Братья спорят об объективно интересном и важном, но сейчас их диалог – это борьба двух скрытых и очень личных тем. Константин горячится, потому что в «глубине души» он боится, что брат прав в своей критике его экономических проектов, а эти проекты в сублимированном виде отражают его хозяйственную практику. Он защищает свои жизненные позиции от того, что грозит их разрушить. Николай Левин озлоблен, потому что в процессе медленного умирания ему «невыносима стала жизнь»; его раздражают планы на будущее, всякая деятельность, для него уже невозможная. Осуждая чужие дела и мысли, он защищается от жизни, уже причиняющей только боль. Человеческая драма разыгрывается за словами о наилучшем применении рабочей силы.

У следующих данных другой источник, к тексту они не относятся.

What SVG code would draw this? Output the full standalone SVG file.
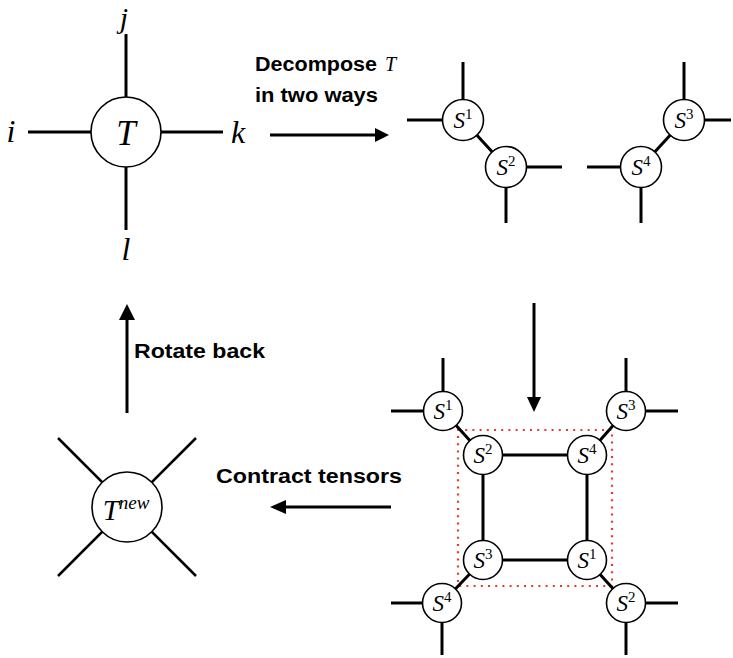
<svg xmlns="http://www.w3.org/2000/svg" width="733" height="658" viewBox="0 0 733 658">
<defs>
<style>
.bg{fill:#fff}
.leg{stroke:#000;stroke-width:3;fill:none}
.bond{stroke:#000;stroke-width:3;fill:none}
.thin{stroke:#000;stroke-width:2.5;fill:none}
.node{fill:#fff;stroke:#000;stroke-width:1.6}
.math{font-family:"Liberation Serif","Times New Roman",serif;font-style:italic;fill:#000}
.sl{font-family:"Liberation Serif","Times New Roman",serif;font-style:italic;font-size:23px;fill:#000;text-anchor:middle}
.sup{font-style:normal;font-size:15px}
.lbl{font-family:"Liberation Sans",Arial,sans-serif;font-weight:bold;font-size:20px;fill:#000}
.arr{stroke:#000;stroke-width:3;fill:none}
.head{fill:#000}
.box{fill:none;stroke:#e8382e;stroke-width:2.2;stroke-dasharray:2 5.2}
</style>
</defs>
<rect class="bg" x="0" y="0" width="733" height="658"/>

<!-- Tensor T -->
<g id="T">
<line class="leg" x1="126" y1="34" x2="126" y2="97"/>
<line class="leg" x1="126" y1="167" x2="126" y2="230"/>
<line class="leg" x1="28" y1="132" x2="91" y2="132"/>
<line class="leg" x1="161" y1="132" x2="223" y2="132"/>
<circle class="node" cx="126" cy="132" r="35"/>
<text class="math" x="126" y="145" font-size="35" text-anchor="middle">T</text>
<text class="math" x="124" y="28" font-size="30" text-anchor="middle">j</text>
<text class="math" x="11" y="142" font-size="32" text-anchor="middle">i</text>
<text class="math" x="238" y="143" font-size="32" text-anchor="middle">k</text>
<text class="math" x="126" y="260" font-size="32" text-anchor="middle">l</text>
</g>

<!-- Decomposition 1: S1-S2 -->
<g id="decomp1">
<line class="leg" x1="463" y1="62" x2="463" y2="100"/>
<line class="leg" x1="407" y1="120" x2="443" y2="120"/>
<line class="leg" x1="526" y1="167" x2="562" y2="167"/>
<line class="leg" x1="506" y1="187" x2="506" y2="223"/>
<line class="bond" x1="463" y1="120" x2="506" y2="167"/>
<g id="d1-S1"><circle class="node" cx="463" cy="120" r="20.5"/><text class="sl" x="463" y="128">S<tspan class="sup" dy="-9">1</tspan></text></g>
<g id="d1-S2"><circle class="node" cx="506" cy="167" r="20.5"/><text class="sl" x="506" y="175">S<tspan class="sup" dy="-9">2</tspan></text></g>
</g>

<!-- Decomposition 2: S3-S4 -->
<g id="decomp2">
<line class="leg" x1="684" y1="62" x2="684" y2="100"/>
<line class="leg" x1="704" y1="120" x2="731" y2="120"/>
<line class="leg" x1="587" y1="167" x2="621" y2="167"/>
<line class="leg" x1="641" y1="187" x2="641" y2="223"/>
<line class="bond" x1="684" y1="120" x2="641" y2="167"/>
<g id="d2-S3"><circle class="node" cx="684" cy="120" r="20.5"/><text class="sl" x="684" y="128">S<tspan class="sup" dy="-9">3</tspan></text></g>
<g id="d2-S4"><circle class="node" cx="641" cy="167" r="20.5"/><text class="sl" x="641" y="175">S<tspan class="sup" dy="-9">4</tspan></text></g>
</g>

<!-- Network -->
<g id="network">
<rect class="box" x="458" y="430" width="154" height="156"/>
<line class="leg" x1="443" y1="358" x2="443" y2="392"/>
<line class="leg" x1="391" y1="411" x2="424" y2="411"/>
<line class="leg" x1="626" y1="358" x2="626" y2="392"/>
<line class="leg" x1="645" y1="411" x2="678" y2="411"/>
<line class="leg" x1="391" y1="603" x2="423" y2="603"/>
<line class="leg" x1="442" y1="622" x2="442" y2="655"/>
<line class="leg" x1="645" y1="603" x2="678" y2="603"/>
<line class="leg" x1="626" y1="622" x2="626" y2="655"/>
<line class="bond" x1="443" y1="411" x2="483" y2="455"/>
<line class="bond" x1="626" y1="411" x2="587" y2="455"/>
<line class="bond" x1="442" y1="603" x2="483" y2="560"/>
<line class="bond" x1="626" y1="603" x2="587" y2="560"/>
<line class="bond" x1="483" y1="455" x2="587" y2="455"/>
<line class="bond" x1="483" y1="560" x2="587" y2="560"/>
<line class="bond" x1="483" y1="455" x2="483" y2="560"/>
<line class="bond" x1="587" y1="455" x2="587" y2="560"/>
<g id="n-oS1"><circle class="node" cx="443" cy="411" r="19.5"/><text class="sl" x="443" y="419">S<tspan class="sup" dy="-9">1</tspan></text></g>
<g id="n-oS3"><circle class="node" cx="626" cy="411" r="19.5"/><text class="sl" x="626" y="419">S<tspan class="sup" dy="-9">3</tspan></text></g>
<g id="n-iS2"><circle class="node" cx="483" cy="455" r="19.5"/><text class="sl" x="483" y="463">S<tspan class="sup" dy="-9">2</tspan></text></g>
<g id="n-iS4"><circle class="node" cx="587" cy="455" r="19.5"/><text class="sl" x="587" y="463">S<tspan class="sup" dy="-9">4</tspan></text></g>
<g id="n-iS3"><circle class="node" cx="483" cy="560" r="19.5"/><text class="sl" x="483" y="568">S<tspan class="sup" dy="-9">3</tspan></text></g>
<g id="n-iS1"><circle class="node" cx="587" cy="560" r="19.5"/><text class="sl" x="587" y="568">S<tspan class="sup" dy="-9">1</tspan></text></g>
<g id="n-oS4"><circle class="node" cx="442" cy="603" r="19.5"/><text class="sl" x="442" y="611">S<tspan class="sup" dy="-9">4</tspan></text></g>
<g id="n-oS2"><circle class="node" cx="626" cy="603" r="19.5"/><text class="sl" x="626" y="611">S<tspan class="sup" dy="-9">2</tspan></text></g>
</g>

<!-- T new -->
<g id="Tnew">
<line class="thin" x1="58" y1="438" x2="196" y2="576"/>
<line class="thin" x1="196" y1="438" x2="58" y2="576"/>
<circle class="node" cx="127" cy="507" r="35"/>
<text class="math" x="126" y="520" text-anchor="middle"><tspan font-size="29">T</tspan><tspan font-size="19" dy="-11">new</tspan></text>
</g>

<!-- Connectors -->
<g id="connectors">
<line class="arr" x1="270" y1="135" x2="377" y2="135"/>
<polygon class="head" points="389,135 375,128 375,142"/>
<line class="arr" x1="534" y1="303" x2="534" y2="399"/>
<polygon class="head" points="534,412 527,397 541,397"/>
<line class="arr" x1="391" y1="507" x2="284" y2="507"/>
<polygon class="head" points="270,507 286,500 286,514"/>
<line class="arr" x1="127" y1="413" x2="127" y2="318"/>
<polygon class="head" points="127,304 119,320 135,320"/>
</g>

<g id="labels">
<text class="lbl" x="255" y="71" textLength="122" lengthAdjust="spacingAndGlyphs">Decompose</text>
<text class="math" x="385" y="71" font-size="20">T</text>
<text class="lbl" x="255" y="102" textLength="123" lengthAdjust="spacingAndGlyphs">in two ways</text>
<text class="lbl" x="134" y="358" textLength="131" lengthAdjust="spacingAndGlyphs">Rotate back</text>
<text class="lbl" x="216" y="483" textLength="186" lengthAdjust="spacingAndGlyphs">Contract tensors</text>
</g>
</svg>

Толстой сочетал предельную обусловленность разговора, то есть его эмпирическую зависимость от данной ситуации и несовпадение интенции высказывания с его выражением, внешней словесной оболочкой. У Толстого двойная мотивировка – внешняя и внутренняя, породившая всю поэтику подводных течений диалога от Чехова до наших дней.
Николай Ростов должен сообщить отцу об огромном своем проигрыше Долохову.
«– Что же делать! С кем это не случалось! – сказал сын развязным, смелым тоном, тогда как в душе своей он считал себя негодяем, подлецом.
Граф Илья Андреич опустил глаза, услыхав эти слова сына, и заторопился, отыскивая что-то.
– Да, да, – проговорил он, – трудно, я боюсь, трудно достать… с кем не бывало! да, с кем не бывало…»
Илье Андреевичу стыдно за сына. С другой интонацией он повторяет его слова, первые попавшиеся слова, чтобы не сказать того, что он говорить не хочет. И это бессмысленное повторение, маскирующее внутреннюю направленность разговора, заставляет Николая рыдать и просить прощения.